Now to get to the meat and taters of what I’m trying to say. There’s a song that says live like you were dying by Tim McGraw I’ve quoted it before. I think that song is a step in the right direction but I believe you’ve got to get to the point where you live like dying doesn’t matter. We’re all gonna die. It’s going to happen to every single one of us. I believe I have a day and an hour And I accept that. Surrendering to it may be the best thing I ever did.  Surrender to the fact that we are not getting out of here alive and resolve to liveour life every day like cancer has no power over us I think it comes  down to surrendering honestly. It’s a mind set. It’s a matter of the heart. 

I am thankful for my life. Oh I will live every day like it is a gift to be treasured and that it may be my last one. Somehow I got to a place where the only time I believe I have cancer is when I have to go to the doctor.

Wednesday, September 14, 2022

16 years 3 months and counting.

I am still here and still undetectable. Life is pretty good. I was able to complete the lions share of the chores I had planned for this past summer and was even able to spend a lot of time on the water recreating. Life seems to be slowing down and I feel as though I have entered a time of peace and contentment. I wish my sweetheart could retire with me but at this time in our lives it just doesn’t seem to be in the cards for a while. Maybe if I had a rich uncle that kicked the bucket I would be able to make that happen but I think I have a better shot at winning Powerball and truth be told I don’t play the lottery. Personally I feel like I won the lottery the day I met Amanda. Living in the country certainly has been a blessing. Right now I’m sitting in the hot tub looking out at the woods that surround our home writing this post. The leaves are starting to turn and there is a chill in the night air. As wet as the last winter and spring were I can’t believe I’m saying this but I really wish the rain would arrive. We need it. Ever since Covid started in 2020 my patient advocacy work has pretty much went down the toilet. I often think of starting it up again but truth be told I lack motivation. Maybe that’s what this post is but probably not. I live in the middle of nowhere so playing an active role in a support group is off the table. I haven’t been playing any music however we did recently start rehearsing again. It is comforting to know that even though I am now 58 years old and have been living with advanced prostate cancer these past 16 years three months and one week I can still tear it  up on a slalom ski behind our boat.

On a positive note my oncologist signed off on knee replacement for me and I have an appointment next Friday to discuss it with a surgeon. If I am able to have a knee replacement I’m hoping it will come after mid November. Elk hunting season always starts the first weekend in November in our neck of the woods and I don’t want to miss it. I would rather hobble around like an old crippled guy then miss spending 10 days in the woods with my buddies chasing elk. 

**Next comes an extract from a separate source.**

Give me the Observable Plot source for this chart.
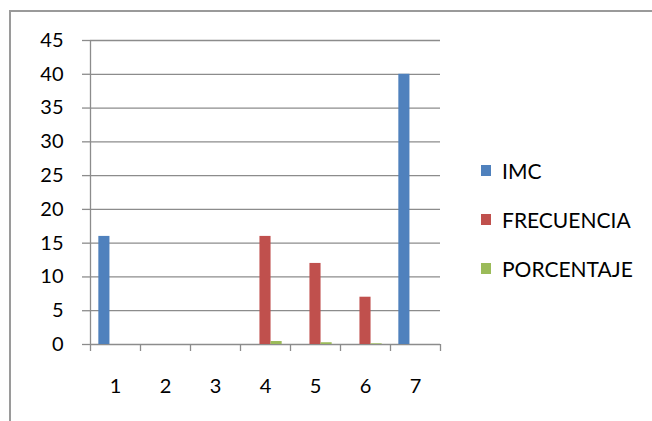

I lost another friend to this shitty disease yesterday! We knew it was coming. He had been going downhill for a long time and yet nothing could change his attitude and zest for life. He choked the life out of every single day until the very end. He will be missed. Sonny was a true beacon of inspiration. I never met him personally but I shared treasured phone conversations with him. His attitude was infectious. I believe he is in a better place and out of pain but those of us who remain have lost a beautiful human being. God speed Sonny.

Sometimes I think that is the reason I have moved away from advocacy. Losing friends sucks. I guess however, it is in evitable. We must all say goodbye for a while whether we have cancer or not and I am getting older. It feels good to say that. I am getting older. I have been blessed in so many ways. I am so thankful for my life and for the many friends this disease has brought into it.